Part of series:Visualize
QQ图的各种画法
各种qq图的画法,简单示例
CMplot: Single trait
CMplot(pig60K,plot.type="q",box=FALSE,file="jpg",file.name=NULL,dpi=300,
conf.int=TRUE,conf.int.col=NULL,threshold.col="red",threshold.lty=2,
file.output=TRUE,verbose=TRUE,width=5,height=5)

CMplot: Multi traits
CMplot(pig60K,plot.type="q",col=c("dodgerblue1", "olivedrab3", "darkgoldenrod1"),multraits=TRUE,
threshold=1e-6,ylab.pos=2,signal.pch=c(19,6,4),signal.cex=1.2,signal.col="red",
conf.int=TRUE,box=FALSE,axis.cex=1,file="jpg",file.name=NULL,dpi=300,file.output=TRUE,
verbose=TRUE,ylim=c(0,8),width=5,height=5)

Custom Script: single trait
qqplot = function(pval, ylim=0, lab=1.4, axis=1.2){
par(mgp=c(5,1,0))
p1 <- pval
p2 <- sort(p1)
n <- length(p2)
k <- c(1:n)
alpha <- 0.05
lower <- qbeta(alpha/2, k, n+1-k)
upper <- qbeta((1-alpha/2), k, n+1-k)
expect <- (k-0.05)/n
biggest <- ceiling(max(-log10(p2), -log10(expect)))
xlim <- max (-log10(expect)+0.1);
if (ylim==0) ylim=biggest;
plot(-log10(expect), -log10(p2), xlim=c(0, xlim), ylim=c(0, ylim),
ylab=expression(paste("Observed ", "-", log[10], "(", italic(P), "-value)", sep="")),
xlab=expression(paste("Expected ", "-", log[10], "(", italic(P), "-value)", sep="")),
type="n", mgp=c(2,0.5,0), tcl=-0.3, bty="n", cex.lab=lab, cex.axis=axis)
polygon(c(-log10(expect), rev(-log10(expect))), c(-log10(upper), rev(-log10(lower))),
col=adjustcolor("grey", alpha.f=0.5), border=NA)

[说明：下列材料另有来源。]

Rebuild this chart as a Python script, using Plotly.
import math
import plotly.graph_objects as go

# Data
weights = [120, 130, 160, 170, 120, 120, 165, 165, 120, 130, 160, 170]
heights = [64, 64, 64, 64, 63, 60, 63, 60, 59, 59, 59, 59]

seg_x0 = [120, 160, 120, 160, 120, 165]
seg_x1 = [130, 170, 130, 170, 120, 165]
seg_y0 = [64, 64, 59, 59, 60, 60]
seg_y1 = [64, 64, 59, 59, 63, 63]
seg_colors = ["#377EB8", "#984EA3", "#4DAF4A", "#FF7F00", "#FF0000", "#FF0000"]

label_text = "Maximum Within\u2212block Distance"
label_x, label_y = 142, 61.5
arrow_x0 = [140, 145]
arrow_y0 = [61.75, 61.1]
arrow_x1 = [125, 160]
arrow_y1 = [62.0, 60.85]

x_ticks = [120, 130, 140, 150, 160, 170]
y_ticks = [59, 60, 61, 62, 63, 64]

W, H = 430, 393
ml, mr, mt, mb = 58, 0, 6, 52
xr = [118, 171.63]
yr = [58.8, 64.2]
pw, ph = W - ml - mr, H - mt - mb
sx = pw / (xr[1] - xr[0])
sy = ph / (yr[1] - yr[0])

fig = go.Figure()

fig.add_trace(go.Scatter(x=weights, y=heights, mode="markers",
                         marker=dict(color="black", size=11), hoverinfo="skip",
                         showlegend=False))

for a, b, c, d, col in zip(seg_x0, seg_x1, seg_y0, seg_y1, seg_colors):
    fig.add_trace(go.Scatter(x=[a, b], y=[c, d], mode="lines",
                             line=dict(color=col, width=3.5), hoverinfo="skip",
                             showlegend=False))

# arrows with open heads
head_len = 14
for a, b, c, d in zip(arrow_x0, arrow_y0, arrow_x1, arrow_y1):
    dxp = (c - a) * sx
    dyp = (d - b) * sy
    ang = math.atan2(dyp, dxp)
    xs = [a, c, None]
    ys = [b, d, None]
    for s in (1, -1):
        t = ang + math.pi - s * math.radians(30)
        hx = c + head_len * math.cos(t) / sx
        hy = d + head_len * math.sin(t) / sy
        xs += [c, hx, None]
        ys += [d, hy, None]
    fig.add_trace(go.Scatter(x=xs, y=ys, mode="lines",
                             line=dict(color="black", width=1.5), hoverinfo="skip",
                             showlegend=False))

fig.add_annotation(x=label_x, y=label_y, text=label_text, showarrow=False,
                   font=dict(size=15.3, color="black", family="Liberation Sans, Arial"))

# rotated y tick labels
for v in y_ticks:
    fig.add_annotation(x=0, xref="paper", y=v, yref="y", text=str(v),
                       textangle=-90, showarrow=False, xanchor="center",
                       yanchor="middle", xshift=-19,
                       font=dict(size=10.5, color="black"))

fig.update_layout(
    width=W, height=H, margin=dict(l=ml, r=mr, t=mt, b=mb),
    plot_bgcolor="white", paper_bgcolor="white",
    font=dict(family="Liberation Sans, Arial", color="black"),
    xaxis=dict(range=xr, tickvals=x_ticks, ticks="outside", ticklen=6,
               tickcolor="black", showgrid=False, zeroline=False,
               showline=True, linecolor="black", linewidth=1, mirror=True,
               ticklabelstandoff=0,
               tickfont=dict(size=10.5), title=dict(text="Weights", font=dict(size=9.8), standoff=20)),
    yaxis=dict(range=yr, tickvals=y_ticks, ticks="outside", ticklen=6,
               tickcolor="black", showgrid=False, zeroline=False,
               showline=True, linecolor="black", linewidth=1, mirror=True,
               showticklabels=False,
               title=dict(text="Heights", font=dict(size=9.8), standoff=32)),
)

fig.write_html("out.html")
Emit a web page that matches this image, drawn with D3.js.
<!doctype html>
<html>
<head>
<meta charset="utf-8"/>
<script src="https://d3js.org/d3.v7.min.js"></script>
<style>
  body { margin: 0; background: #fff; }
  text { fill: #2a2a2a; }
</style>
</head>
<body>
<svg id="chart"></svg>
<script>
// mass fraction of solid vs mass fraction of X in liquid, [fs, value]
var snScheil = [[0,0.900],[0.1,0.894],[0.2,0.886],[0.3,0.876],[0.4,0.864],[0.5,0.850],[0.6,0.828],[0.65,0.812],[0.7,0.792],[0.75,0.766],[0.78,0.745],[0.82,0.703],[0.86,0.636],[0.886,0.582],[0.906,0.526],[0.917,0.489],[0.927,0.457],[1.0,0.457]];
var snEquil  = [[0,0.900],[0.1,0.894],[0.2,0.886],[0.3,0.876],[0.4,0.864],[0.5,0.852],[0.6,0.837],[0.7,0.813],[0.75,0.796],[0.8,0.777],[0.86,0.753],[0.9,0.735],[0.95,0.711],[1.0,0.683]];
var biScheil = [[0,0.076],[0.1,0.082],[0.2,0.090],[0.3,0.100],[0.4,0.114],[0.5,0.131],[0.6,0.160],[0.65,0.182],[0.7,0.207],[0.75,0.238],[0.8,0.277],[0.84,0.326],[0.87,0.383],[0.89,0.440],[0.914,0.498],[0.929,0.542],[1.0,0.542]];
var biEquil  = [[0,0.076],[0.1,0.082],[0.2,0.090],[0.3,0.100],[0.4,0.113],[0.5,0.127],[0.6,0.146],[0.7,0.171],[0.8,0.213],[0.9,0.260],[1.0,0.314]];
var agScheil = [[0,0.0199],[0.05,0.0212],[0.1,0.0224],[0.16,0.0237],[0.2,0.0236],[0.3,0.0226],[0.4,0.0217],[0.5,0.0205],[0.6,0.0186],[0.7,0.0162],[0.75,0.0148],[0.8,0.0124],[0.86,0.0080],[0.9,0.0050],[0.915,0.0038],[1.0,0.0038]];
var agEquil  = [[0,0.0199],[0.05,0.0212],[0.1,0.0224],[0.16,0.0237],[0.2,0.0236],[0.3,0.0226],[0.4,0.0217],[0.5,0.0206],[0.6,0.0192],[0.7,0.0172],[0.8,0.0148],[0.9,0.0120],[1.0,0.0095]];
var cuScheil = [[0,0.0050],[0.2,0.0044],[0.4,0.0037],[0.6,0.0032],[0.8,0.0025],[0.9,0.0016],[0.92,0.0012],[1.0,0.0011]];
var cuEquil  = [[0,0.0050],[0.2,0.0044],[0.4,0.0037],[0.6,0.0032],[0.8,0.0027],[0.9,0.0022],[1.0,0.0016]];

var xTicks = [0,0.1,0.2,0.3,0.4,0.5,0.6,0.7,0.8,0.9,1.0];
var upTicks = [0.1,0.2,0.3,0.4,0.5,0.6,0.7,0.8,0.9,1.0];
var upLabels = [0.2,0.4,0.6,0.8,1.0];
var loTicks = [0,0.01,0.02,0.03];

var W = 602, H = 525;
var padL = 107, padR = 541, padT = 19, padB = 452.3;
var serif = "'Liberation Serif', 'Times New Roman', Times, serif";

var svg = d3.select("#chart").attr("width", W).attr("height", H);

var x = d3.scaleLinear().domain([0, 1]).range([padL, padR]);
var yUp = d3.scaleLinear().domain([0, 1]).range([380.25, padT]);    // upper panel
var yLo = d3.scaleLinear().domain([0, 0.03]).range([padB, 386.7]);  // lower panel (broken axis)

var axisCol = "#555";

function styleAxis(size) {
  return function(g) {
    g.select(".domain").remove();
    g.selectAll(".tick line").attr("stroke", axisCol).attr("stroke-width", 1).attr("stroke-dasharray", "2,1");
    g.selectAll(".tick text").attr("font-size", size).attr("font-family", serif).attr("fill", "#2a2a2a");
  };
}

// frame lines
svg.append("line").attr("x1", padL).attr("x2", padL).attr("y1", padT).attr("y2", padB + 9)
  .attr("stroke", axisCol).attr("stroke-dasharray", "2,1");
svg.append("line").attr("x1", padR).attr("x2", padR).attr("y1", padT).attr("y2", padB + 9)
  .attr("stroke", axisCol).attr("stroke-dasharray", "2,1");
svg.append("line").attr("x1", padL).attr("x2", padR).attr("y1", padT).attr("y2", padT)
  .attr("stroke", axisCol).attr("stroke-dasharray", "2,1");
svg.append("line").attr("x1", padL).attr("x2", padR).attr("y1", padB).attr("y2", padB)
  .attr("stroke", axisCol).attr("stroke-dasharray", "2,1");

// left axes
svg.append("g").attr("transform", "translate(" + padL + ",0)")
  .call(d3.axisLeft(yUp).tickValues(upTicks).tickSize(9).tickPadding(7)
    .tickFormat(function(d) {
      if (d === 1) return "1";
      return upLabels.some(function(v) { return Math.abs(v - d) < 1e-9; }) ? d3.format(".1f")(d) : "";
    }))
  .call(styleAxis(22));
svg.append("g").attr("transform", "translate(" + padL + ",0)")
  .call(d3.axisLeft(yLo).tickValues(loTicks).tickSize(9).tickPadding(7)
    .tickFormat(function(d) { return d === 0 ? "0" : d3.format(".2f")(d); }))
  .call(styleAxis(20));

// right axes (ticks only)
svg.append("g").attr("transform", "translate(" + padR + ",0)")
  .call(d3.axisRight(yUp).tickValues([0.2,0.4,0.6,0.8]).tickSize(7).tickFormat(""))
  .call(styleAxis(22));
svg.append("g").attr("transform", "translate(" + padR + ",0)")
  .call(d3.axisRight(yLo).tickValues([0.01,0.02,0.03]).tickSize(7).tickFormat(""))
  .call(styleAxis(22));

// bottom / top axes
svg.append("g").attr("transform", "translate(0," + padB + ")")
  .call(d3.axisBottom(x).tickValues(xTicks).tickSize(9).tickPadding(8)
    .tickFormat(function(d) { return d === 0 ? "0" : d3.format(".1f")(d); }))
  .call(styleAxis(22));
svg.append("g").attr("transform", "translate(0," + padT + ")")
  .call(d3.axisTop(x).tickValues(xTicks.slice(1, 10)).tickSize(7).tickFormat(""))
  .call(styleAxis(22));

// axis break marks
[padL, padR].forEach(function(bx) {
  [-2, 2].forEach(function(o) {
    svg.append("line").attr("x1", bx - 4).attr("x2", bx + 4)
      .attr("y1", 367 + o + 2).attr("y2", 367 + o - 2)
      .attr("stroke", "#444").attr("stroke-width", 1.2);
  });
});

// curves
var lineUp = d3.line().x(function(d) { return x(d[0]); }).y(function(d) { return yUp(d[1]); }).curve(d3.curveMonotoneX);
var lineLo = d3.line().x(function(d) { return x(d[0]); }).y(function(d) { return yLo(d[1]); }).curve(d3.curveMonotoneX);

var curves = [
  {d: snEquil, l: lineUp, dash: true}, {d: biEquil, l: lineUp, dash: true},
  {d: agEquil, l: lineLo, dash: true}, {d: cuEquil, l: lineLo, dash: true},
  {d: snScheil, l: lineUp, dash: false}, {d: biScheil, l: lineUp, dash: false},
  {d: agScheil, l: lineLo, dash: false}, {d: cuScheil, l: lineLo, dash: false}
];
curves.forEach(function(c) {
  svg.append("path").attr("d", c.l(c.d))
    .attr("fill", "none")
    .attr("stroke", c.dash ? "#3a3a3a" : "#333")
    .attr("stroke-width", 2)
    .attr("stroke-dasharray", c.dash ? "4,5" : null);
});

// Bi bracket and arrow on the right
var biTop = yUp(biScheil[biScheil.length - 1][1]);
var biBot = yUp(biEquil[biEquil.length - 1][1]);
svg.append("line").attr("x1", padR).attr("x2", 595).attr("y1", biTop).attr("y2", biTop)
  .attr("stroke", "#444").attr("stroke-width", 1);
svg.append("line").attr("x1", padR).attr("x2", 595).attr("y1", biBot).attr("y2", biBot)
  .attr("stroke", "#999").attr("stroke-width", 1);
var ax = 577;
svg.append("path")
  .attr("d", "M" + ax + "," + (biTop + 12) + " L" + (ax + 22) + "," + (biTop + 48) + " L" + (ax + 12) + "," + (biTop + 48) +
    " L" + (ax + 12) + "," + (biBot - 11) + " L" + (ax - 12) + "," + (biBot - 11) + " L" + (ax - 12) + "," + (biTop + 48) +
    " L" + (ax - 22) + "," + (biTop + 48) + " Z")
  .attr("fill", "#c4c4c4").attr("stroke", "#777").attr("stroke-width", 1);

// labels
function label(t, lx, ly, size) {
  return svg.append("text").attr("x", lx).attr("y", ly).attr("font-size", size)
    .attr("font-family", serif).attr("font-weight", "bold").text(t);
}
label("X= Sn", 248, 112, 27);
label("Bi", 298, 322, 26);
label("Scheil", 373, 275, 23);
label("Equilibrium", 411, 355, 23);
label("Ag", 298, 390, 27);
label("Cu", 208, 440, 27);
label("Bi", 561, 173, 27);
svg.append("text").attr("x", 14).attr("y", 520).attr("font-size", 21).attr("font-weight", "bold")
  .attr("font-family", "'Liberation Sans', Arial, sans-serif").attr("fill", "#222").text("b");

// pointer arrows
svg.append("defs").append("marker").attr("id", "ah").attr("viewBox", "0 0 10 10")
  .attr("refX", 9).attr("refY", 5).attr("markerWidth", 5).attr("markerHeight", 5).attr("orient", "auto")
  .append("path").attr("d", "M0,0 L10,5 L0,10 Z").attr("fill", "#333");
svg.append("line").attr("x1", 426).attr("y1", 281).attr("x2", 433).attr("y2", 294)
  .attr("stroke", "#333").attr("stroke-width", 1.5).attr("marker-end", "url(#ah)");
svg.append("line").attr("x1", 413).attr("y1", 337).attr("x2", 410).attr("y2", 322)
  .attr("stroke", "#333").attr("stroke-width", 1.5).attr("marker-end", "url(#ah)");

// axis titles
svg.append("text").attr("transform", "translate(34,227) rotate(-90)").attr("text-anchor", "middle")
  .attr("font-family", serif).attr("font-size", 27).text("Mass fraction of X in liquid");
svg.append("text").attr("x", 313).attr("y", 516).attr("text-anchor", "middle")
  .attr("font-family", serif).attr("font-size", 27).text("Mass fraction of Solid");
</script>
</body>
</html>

abline(0,1,col="white", lwd=2)
points(-log10(expect), -log10(p2), pch=20, cex=0.6, col=2)
}

Custom Script: multi trait
qqplot_multi <- function(pval_list, ylim=0, lab=1.4, axis=1.2, p_floor=1e-300, cols=NULL, pch=20, cex=0.6,
legend=TRUE, legend_pos="topleft", legend_cex=0.9, show_ci=TRUE, ci_scale=1, ci_alpha=0.6, ci_border=TRUE, diag_col="white", ...) {
if (!is.list(pval_list)) pval_list=as.list(as.data.frame(pval_list))
trait = names(pval_list)
if(is.null(trait) || any(trait == "")){
trait=paste0("Trait", seq_along(pval_list))
names(pval_list)=trait
}
m = length(pval_list)
if(m < 1) stop("pval_list must contain at least one trait ! ! !")

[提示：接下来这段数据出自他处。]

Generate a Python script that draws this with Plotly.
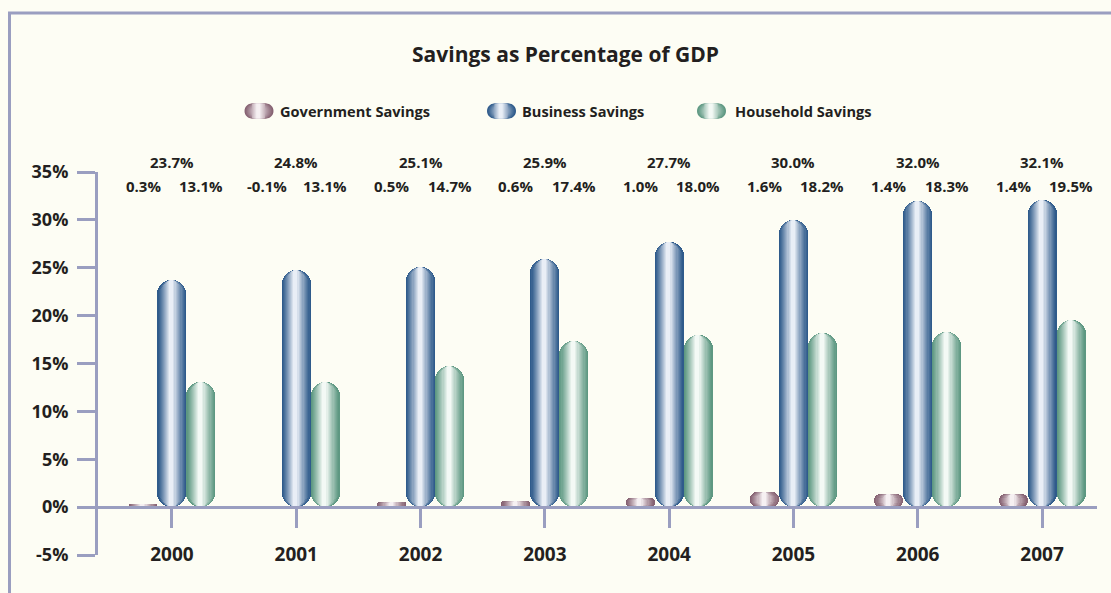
import plotly.graph_objects as go

# ---------------- data ----------------
years = ["2000", "2001", "2002", "2003", "2004", "2005", "2006", "2007"]
government = [0.3, -0.1, 0.5, 0.6, 1.0, 1.6, 1.4, 1.4]
business = [23.7, 24.8, 25.1, 25.9, 27.7, 30.0, 32.0, 32.1]
household = [13.1, 13.1, 14.7, 17.4, 18.0, 18.2, 18.3, 19.5]
series_names = ["Government Savings", "Business Savings", "Household Savings"]
y_tick_vals = [-5, 0, 5, 10, 15, 20, 25, 30, 35]
y_tick_text = ["-5%", "0%", "5%", "10%", "15%", "20%", "25%", "30%", "35%"]

# ---------------- style ----------------
BG = "#FDFDF4"
AXIS = "#9A9EC0"
TXT = "#231F20"
FONT = "Open Sans"
BAR_W = 0.233  # bar width in category units
L_PX, R_PX, T_PX, B_PX = 98, 14, 172, 38
W_PX, H_PX = 1111, 593
PLOT_W = W_PX - L_PX - R_PX
PLOT_H = H_PX - T_PX - B_PX

# cylinder shading: nested layers converging on a highlight slightly left of centre
N_LAYERS = 12
layers = [(0.44 * k / N_LAYERS, 1 - 0.50 * k / N_LAYERS) for k in range(N_LAYERS)]


def shade(dark, light, n=N_LAYERS, gamma=1.15):
    d = [int(dark[i:i + 2], 16) for i in (1, 3, 5)]
    l = [int(light[i:i + 2], 16) for i in (1, 3, 5)]
    out = []
    for k in range(n):
        t = (k / (n - 1)) ** gamma
        out.append("#" + "".join(f"{round(d[j] + (l[j] - d[j]) * t):02X}" for j in range(3)))
    return out


gov_colors = shade("#866272", "#F6F0F2")
bus_colors = shade("#2F5B8B", "#E9EEF6")
hh_colors = shade("#5E9882", "#F3F9F5")

x_idx = list(range(len(years)))
fig = go.Figure()


def add_cylinders(values, center, colors):
    zero_base = [0] * len(values)
    for (a, b), col in zip(layers, colors):
        width = (b - a) * BAR_W
        offset = center - BAR_W / 2 + a * BAR_W
        fig.add_bar(x=x_idx, y=values, base=zero_base, width=width, offset=offset,
                    marker=dict(color=col, cornerradius="50%", line=dict(width=0)),
                    hoverinfo="skip", showlegend=False)


add_cylinders(government, -BAR_W, gov_colors)
add_cylinders(business, 0.0, bus_colors)
add_cylinders(household, BAR_W, hh_colors)


def fmt(v):
    return f"{v:.1f}%"


def px_x(px):
    return (px - L_PX) / PLOT_W


def px_y(py):
    return (H_PX - B_PX - py) / PLOT_H


annotations = []
label_font = dict(family=FONT, size=15, color=TXT, weight="bold")
for i, v in zip(x_idx, business):
    annotations.append(dict(x=i, y=px_y(162), xref="x", yref="paper", text=fmt(v), showarrow=False,
                            xanchor="center", yanchor="middle", font=label_font))
for i, v in zip(x_idx, government):
    annotations.append(dict(x=i - BAR_W, y=px_y(186), xref="x", yref="paper", text=fmt(v),
                            showarrow=False, xanchor="center", yanchor="middle", font=label_font))
for i, v in zip(x_idx, household):
    annotations.append(dict(x=i + BAR_W, y=px_y(186), xref="x", yref="paper", text=fmt(v),
                            showarrow=False, xanchor="center", yanchor="middle", font=label_font))

shapes = []
# frame
shapes.append(dict(type="line", xref="paper", yref="paper", x0=px_x(8), x1=px_x(1115),
                   y0=px_y(13), y1=px_y(13), line=dict(color=AXIS, width=3)))
shapes.append(dict(type="line", xref="paper", yref="paper", x0=px_x(9.5), x1=px_x(9.5),
                   y0=px_y(12), y1=px_y(600), line=dict(color=AXIS, width=3)))


def pill_path(x0, x1, r):
    k = 0.5523 * r
    return (f"M{x0 + r},{-r} L{x1 - r},{-r} "
            f"C{x1 - r + k},{-r} {x1},{-k} {x1},0 "
            f"C{x1},{k} {x1 - r + k},{r} {x1 - r},{r} "
            f"L{x0 + r},{r} "
            f"C{x0 + r - k},{r} {x0},{k} {x0},0 "
            f"C{x0},{-k} {x0 + r - k},{-r} {x0 + r},{-r} Z")


icon_w, icon_r = 29, 7.5
legend_items = [(259, 278, gov_colors), (501.5, 520, bus_colors), (711.5, 733, hh_colors)]
for name, (cx, tx, cols) in zip(series_names, legend_items):
    for (a, b), col in zip(layers, cols):
        x0 = -icon_w / 2 + a * icon_w
        x1 = -icon_w / 2 + b * icon_w
        if x1 - x0 >= 2 * icon_r:
            path = pill_path(x0, x1, icon_r)
        else:
            path = f"M{x0},{-icon_r} L{x1},{-icon_r} L{x1},{icon_r} L{x0},{icon_r} Z"
        shapes.append(dict(type="path", xref="paper", yref="paper",
                           xsizemode="pixel", ysizemode="pixel",
                           xanchor=px_x(cx), yanchor=px_y(111), path=path,
                           fillcolor=col, line=dict(width=0)))
    annotations.append(dict(xref="paper", yref="paper", x=px_x(tx), y=px_y(111),
                            xanchor="left", yanchor="middle", text=name, showarrow=False,
                            font=dict(family=FONT, size=14.6, color=TXT, weight="bold")))

fig.update_layout(
    width=W_PX, height=H_PX,
    margin=dict(l=L_PX, r=R_PX, t=T_PX, b=B_PX),
    paper_bgcolor=BG, plot_bgcolor=BG,
    barmode="overlay", bargap=0,
    showlegend=False,
    title=dict(text="Savings as Percentage of GDP", x=565.5 / W_PX, xanchor="center",
               y=1 - 55 / H_PX, yanchor="middle", yref="container",
               font=dict(family=FONT, size=21, color=TXT, weight="bold")),
    shapes=shapes,
    annotations=annotations,
    xaxis=dict(range=[-0.595, 7.442], tickvals=x_idx, ticktext=years,
               anchor="free", position=5 / 40, showline=True, linecolor=AXIS, linewidth=3,
               ticks="outside", ticklen=19, tickwidth=3, tickcolor=AXIS,
               showgrid=False, zeroline=False, ticklabelstandoff=10,
               tickfont=dict(family=FONT, size=19, color=TXT, weight="bold")),
    yaxis=dict(range=[-5, 35], tickvals=y_tick_vals, ticktext=y_tick_text,
               showline=True, linecolor=AXIS, linewidth=3,
               ticks="outside", ticklen=18, tickwidth=3, tickcolor=AXIS,
               showgrid=False, zeroline=False, ticklabelstandoff=5,
               tickfont=dict(family=FONT, size=18, color=TXT, weight="bold")),
)

fig.write_html("out.html")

recycle1m = function(x, nm, name){
if (length(x) == 1) return(rep(x, nm))
if (length(x) == nm) return(x)
stop(name, " length must be 1 or ", nm, ".")
}
ci_scale = recycle1m(ci_scale , m, "ci_xfrac")

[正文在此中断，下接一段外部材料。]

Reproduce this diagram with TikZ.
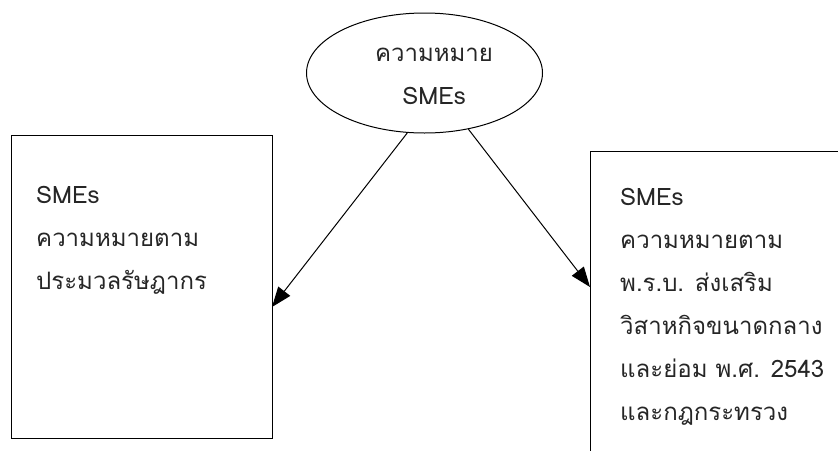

ci_scale[ci_scale <= 0] = 0.01
ci_scale[ci_scale > 1] = 1
if(is.null(cols)){
if ("hcl.colors" %in% getNamespaceExports("grDevices")){
cols = grDevices::hcl.colors(m, palette="Dark 3")
} else {
cols = grDevices::rainbow(m)
}
}
cols = recycle1m(cols, m, "cols")
pch = recycle1m(pch, m, "pch")
lighten_col = function(col, amount=0.65, alpha=ci_alpha) {
rgb = grDevices::col2rgb(col) / 255
rgb2 = rgb + (1-rgb) * amount
grDevices::rgb(rgb2[1,], rgb2[2,], rgb2[3,], alpha=alpha)
}
dat=vector("list", m)
for(i in seq_len(m)){
p = pval_list[[i]]
p = p[is.finite(p) & !is.na(p)]
p = p[p <= 1 & p >= 0]
if (length(p) == 0) stop("Trait '", trait[i], "' has no valid P in [0,1].")
p[p == 0] = p_floor
p2 = sort(p)
n = length(p2)
k = seq_len(n)
alpha = 0.05
lower = qbeta(alpha/2, k, n+1-k)
upper = qbeta(1 - alpha/2, k, n+1-k)
expect = (k-0.05) / n
expect[expect <= 0] = min(expect[expect > 0])
dat[[i]] = list(x=-log10(expect), y=-log10(p2), y_low=-log10(upper), y_high=-log10(lower), n=n)
}
xlim = max(vapply(dat, function(d) max(d$x, na.rm=TRUE), numeric(1))) + 0.1
ymax = max(vapply(dat, function(d) max(d$y, d$y_high, na.rm=TRUE), numeric(1)))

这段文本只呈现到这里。